Checklist for Scaling a Web Application

After reading Todd Hoff’s list of scaling lessons learned, I decided to put together my own list of scaling tricks. These were all learned the hard way as well, and will scale you up to thousands of concurrent users. It’s worth noting that many of these don’t cost anything beyond programmer-time, and take less time than ordering/waiting for more hardware. You may still need to throw more hardware at the problem eventually, but these will make sure you’re effectively using the hardware you have.

One code path

Make sure you have an abstract data access layer that ALL queries go through - you can then reroute/cache them as needed without rewriting your entire app every time. You will have to do this eventually, and it’s easiest to do FIRST. If your framework has an ORM, use it.

Set up different servers for different purposes

Make sure your DB servers are separate machines from your webservers. This seems obvious, but often isn’t the case.

Serve static files (images, css, etc) from a separate webserver or CDN - this leaves more CPU for actual work.

Deploying code

  • deploy your code to each webserver’s local filesystem - don’t use NFS or shared drives. This prevents NFS from fucking you, and is worth rewriting your deployment system (you do have a deployment system, right?)
  • set up file caches (esp. smarty cache) per-machine, NOT on network/share. This avoids write-conflicts and loading delays. Write a script that will clear the caches on all machines on command.

Database setup

Set up your database in a master-slave setup with at least 2 slaves - this will open up a lot of scaling options.

Put any columns with fulltext indexes in separate tables (basic sharding), and do secondary writes in your code to update them. This speeds up all queries to the original table, reduces the chances of table corruption, and lets you return less data on many queries.

Use InnoDB for pretty much any table that doesn’t have fulltext indexes. This speeds up all queries to the tables by using row-level rather than table-level locking (there are exceptions, of course, but those depend on your app)

Send all DB writes to the master. This allows you to scale reads and leaves the master time to handle all of the writes. Send some reads to the master - specifically read-after-writes to confirm queries/get IDs/etc. This should be an option passed to your data access layer.

Failovers

Set up a hot backup server that can be set as the master on short notice. TEST THIS FAILOVER!

In-memory caching

Set up a shared memcached or a similar technology to cache DB query results and user info - this avoids redundant read queries and can serve 100x as many queries per second as mysql. Seriously.

Write changes to the memcached cache as well as to the DB - this avoids re-reads.

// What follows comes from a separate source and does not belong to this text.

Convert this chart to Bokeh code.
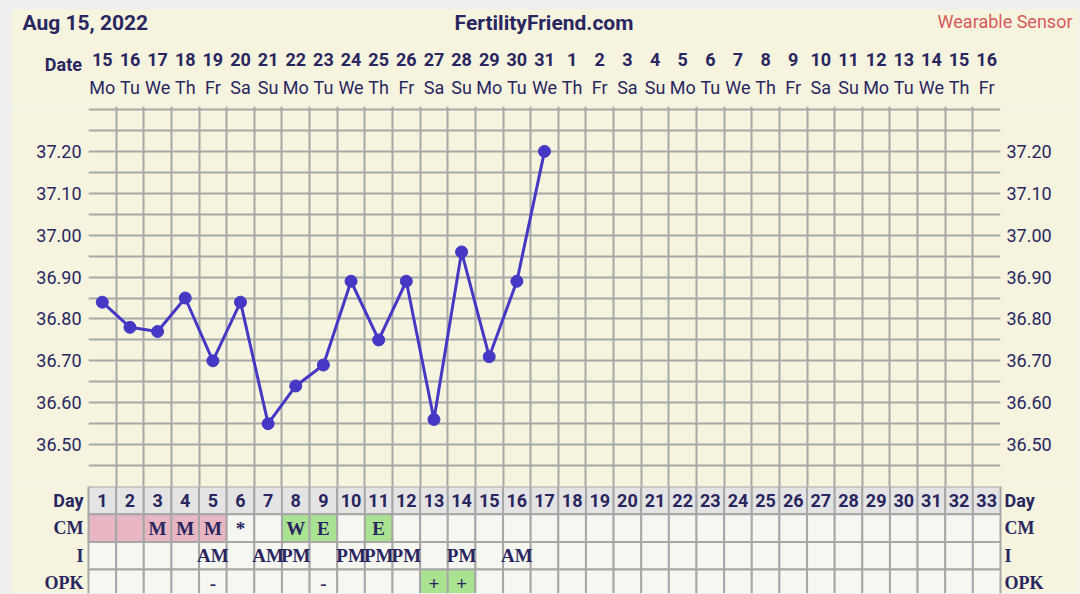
from bokeh.plotting import figure
from bokeh.models import Range1d, FixedTicker, LinearAxis, NumeralTickFormatter
from bokeh.layouts import column
from bokeh.embed import file_html
from bokeh.resources import INLINE
from bokeh.core.properties import value

# ---------------- data ----------------
title_text = "Aug 15, 2022"
site_text = "FertilityFriend.com"
sensor_text = "Wearable Sensor"
date_axis_title = "Date"

cycle_days = list(range(1, 34))
date_labels = [str(d) for d in range(15, 32)] + [str(d) for d in range(1, 17)]
weekday_labels = ["Mo", "Tu", "We", "Th", "Fr", "Sa", "Su",
                  "Mo", "Tu", "We", "Th", "Fr", "Sa", "Su",
                  "Mo", "Tu", "We", "Th", "Fr", "Sa", "Su",
                  "Mo", "Tu", "We", "Th", "Fr", "Sa", "Su",
                  "Mo", "Tu", "We", "Th", "Fr"]

temp_days = list(range(1, 18))
temps = [36.84, 36.78, 36.77, 36.85, 36.70, 36.84, 36.55, 36.64, 36.69,
         36.89, 36.75, 36.89, 36.56, 36.96, 36.71, 36.89, 37.20]
temp_ticks = [36.50, 36.60, 36.70, 36.80, 36.90, 37.00, 37.10, 37.20]

row_labels = ["Day", "CM", "I", "OPK"]

cm_days = [3, 4, 5, 6, 8, 9, 11]
cm_marks = ["M", "M", "M", "*", "W", "E", "E"]
period_days = [1, 2, 3, 4, 5]
fertile_cm_days = [8, 9, 11]

intercourse_days = [5, 7, 8, 10, 11, 12, 14, 16]
intercourse_marks = ["AM", "AM", "PM", "PM", "PM", "PM", "PM", "AM"]

opk_days = [5, 9, 13, 14]
opk_marks = ["-", "-", "+", "+"]
opk_positive_days = [13, 14]

# ---------------- style / layout ----------------
CREAM = "#f6f4df"
GRID = "#a7a7a7"
NAVY = "#29265f"
LINE = "#4538c4"
DAYROW = "#e4e4e4"
CELL = "#f7f7f2"
PINK = "#e8b6c2"
GREEN = "#a9e290"
RED = "#d65a5a"
SANS = "Roboto"
SERIF = "Liberation Serif"

PAGE_X0, PAGE_Y0 = 11, 9          # top-left corner of the chart on the page
W = 1068
GRID_L, GRID_R = 88, 1000         # page x of the day grid edges
PX_PER_DAY = (GRID_R - GRID_L) / 33
Y_TOP_TEMP, Y_BOT_TEMP = 109, 486  # page y of 37.30 and 36.40
YMIN, YMAX = 36.40, 37.30
DEG_PER_PX = (YMAX - YMIN) / (Y_BOT_TEMP - Y_TOP_TEMP)
CHART_TOP = 106
ROWH = 27.7
PAGE_BOTTOM = 593

def xpos(px):
    return 0.5 + (px - GRID_L) / PX_PER_DAY

full_x = Range1d(xpos(PAGE_X0), xpos(PAGE_X0 + W))

def base_fig(height, x_range, y_range, **kw):
    f = figure(width=W, height=height, x_range=x_range, y_range=y_range,
               output_backend="svg", toolbar_location=None, frame_align=False,
               background_fill_color=CREAM, border_fill_color=CREAM, outline_line_color=None, **kw)
    return f

# ---------------- header (title, dates, weekdays) ----------------
hdr_h = CHART_TOP - PAGE_Y0
h = base_fig(hdr_h, full_x, Range1d(CHART_TOP, PAGE_Y0),
             x_axis_location=None, y_axis_location=None,
             min_border_left=0, min_border_right=0, min_border_top=0, min_border_bottom=0)
h.grid.visible = False

mid = dict(text_baseline="middle")
h.text(x=[xpos(22)], y=[22.5], text=[title_text], text_font=value(SANS), text_font_style="bold",
       text_font_size="21px", text_color=NAVY, text_align="left", **mid)
h.text(x=[xpos(543.5)], y=[22.5], text=[site_text], text_font=value(SANS), text_font_style="bold",
       text_font_size="21px", text_color=NAVY, text_align="center", **mid)
h.text(x=[xpos(1072)], y=[20.5], text=[sensor_text], text_font=value(SANS), text_font_style="normal",
       text_font_size="18px", text_color=RED, text_align="right", **mid)
h.text(x=[xpos(81.5)], y=[64], text=[date_axis_title], text_font=value(SANS), text_font_style="bold",
       text_font_size="18px", text_color=NAVY, text_align="right", **mid)
h.text(x=cycle_days, y=[58.5] * len(cycle_days), text=date_labels, text_font=value(SANS),
       text_font_style="bold", text_font_size="18px", text_color=NAVY,
       text_align="center", **mid)
h.text(x=cycle_days, y=[86.5] * len(cycle_days), text=weekday_labels, text_font=value(SANS),
       text_font_style="normal", text_font_size="18px", text_color=NAVY,
       text_align="center", **mid)

# ---------------- temperature chart ----------------
ch_h = Y_BOT_TEMP - CHART_TOP
p = base_fig(ch_h, Range1d(0.5, 33.5),
             Range1d(YMIN, YMAX + (Y_TOP_TEMP - CHART_TOP) * DEG_PER_PX),
             x_axis_location=None, y_axis_location="left",
             min_border_left=GRID_L - PAGE_X0, min_border_right=PAGE_X0 + W - GRID_R,
             min_border_top=0, min_border_bottom=0)

def style_axis(ax, standoff):
    ax.ticker = FixedTicker(ticks=temp_ticks)
    ax.formatter = NumeralTickFormatter(format="0.00")
    ax.major_tick_in = 0
    ax.major_tick_out = 0
    ax.minor_tick_in = 0
    ax.minor_tick_out = 0
    ax.axis_line_color = None
    ax.major_label_text_font = SANS
    ax.major_label_text_font_size = "18px"
    ax.major_label_text_font_style = "normal"
    ax.major_label_text_color = NAVY
    ax.major_label_standoff = standoff

style_axis(p.yaxis[0], 7)
right_axis = LinearAxis()
style_axis(right_axis, 6)
p.add_layout(right_axis, "right")

p.xgrid.ticker = FixedTicker(ticks=[d - 0.5 for d in cycle_days] + [cycle_days[-1] + 0.5])
p.ygrid.ticker = FixedTicker(ticks=[round(YMIN + 0.05 * i, 2) for i in range(19)])
for g in (p.xgrid, p.ygrid):
    g.grid_line_color = GRID
    g.grid_line_width = 2
    g.grid_line_alpha = 1.0

p.line(temp_days, temps, line_color=LINE, line_width=3)
p.scatter(temp_days, temps, size=12, fill_color=LINE, line_color=LINE)

# ---------------- table ----------------
tb_h = PAGE_BOTTOM - Y_BOT_TEMP
t = base_fig(tb_h, full_x, Range1d(tb_h / ROWH, 0),
             x_axis_location=None, y_axis_location=None,
             min_border_left=0, min_border_right=0, min_border_top=0, min_border_bottom=0)
t.grid.visible = False

cell_x, cell_y, cell_c = [], [], []
for r in range(len(row_labels)):
    for d in cycle_days:
        if r == 0:
            c = DAYROW
        elif r == 1 and d in period_days:
            c = PINK
        elif r == 1 and d in fertile_cm_days:
            c = GREEN
        elif r == 3 and d in opk_positive_days:
            c = GREEN
        else:
            c = CELL
        cell_x.append(d)
        cell_y.append(r + 0.5)
        cell_c.append(c)

t.rect(x=cell_x, y=cell_y, width=1, height=1, fill_color=cell_c, line_color=GRID, line_width=2)

t.text(x=cycle_days, y=[0.5] * len(cycle_days), text=[str(d) for d in cycle_days],
       text_font=value(SANS), text_font_style="bold", text_font_size="18px", text_color=NAVY,
       text_align="center", text_baseline="middle")

serif_kw = dict(text_font=value(SERIF), text_font_style="bold", text_font_size="19px",
                text_color=NAVY, text_align="center", text_baseline="middle")
t.text(x=cm_days, y=[1.5] * len(cm_days), text=cm_marks, **serif_kw)
t.text(x=intercourse_days, y=[2.5] * len(intercourse_days), text=intercourse_marks, **serif_kw)
t.text(x=opk_days, y=[3.5] * len(opk_days), text=opk_marks, **serif_kw)

row_y = [i + 0.5 for i in range(len(row_labels))]
for xpx, align in ((83, "right"), (1004, "left")):
    t.text(x=[xpos(xpx)], y=row_y[:1], text=row_labels[:1], text_font=value(SANS),
           text_font_style="bold", text_font_size="18px", text_color=NAVY,
           text_align=align, text_baseline="middle")
    t.text(x=[xpos(xpx)] * 3, y=row_y[1:], text=row_labels[1:], text_font=value(SERIF),
           text_font_style="bold", text_font_size="18px", text_color=NAVY,
           text_align=align, text_baseline="middle")

layout = column(h, p, t, spacing=0)
layout.margin = (PAGE_Y0, 0, 0, PAGE_X0)

html = file_html(layout, INLINE)
html = html.replace("<head>", "<head>\n<style>body{background:#efefef;}</style>", 1)
open("out.html", "w").write(html)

Set up multiple memcached servers, and shard your cached data between them. Redundancy is good, and will let you scale memcached.

Do less DB writing

This seems obvious, but do less DB write queries. Change your code to do batch updates to a table at once instead of one at a time. This might mean using your ORM a bit less.

Background processing

Move things to batch scripts/cron jobs. This lets you have single-processes doing heavy lifting instead of having them delaying page loads.

Move batch scripts/cron jobs to a separate server and slave database.

Consider using a job queue for background work - this keeps your servers from overloading and lets you monitor health based on # of waiting jobs rather than on CPU usage. It also lets you have lots of copies of the script emptying the same queue.

Summary

These are obviously not the only ways to scale a website, and are actually just the tip of the iceberg, but they cover 90% of the problems that you’re likely to run into while getting started with scaling.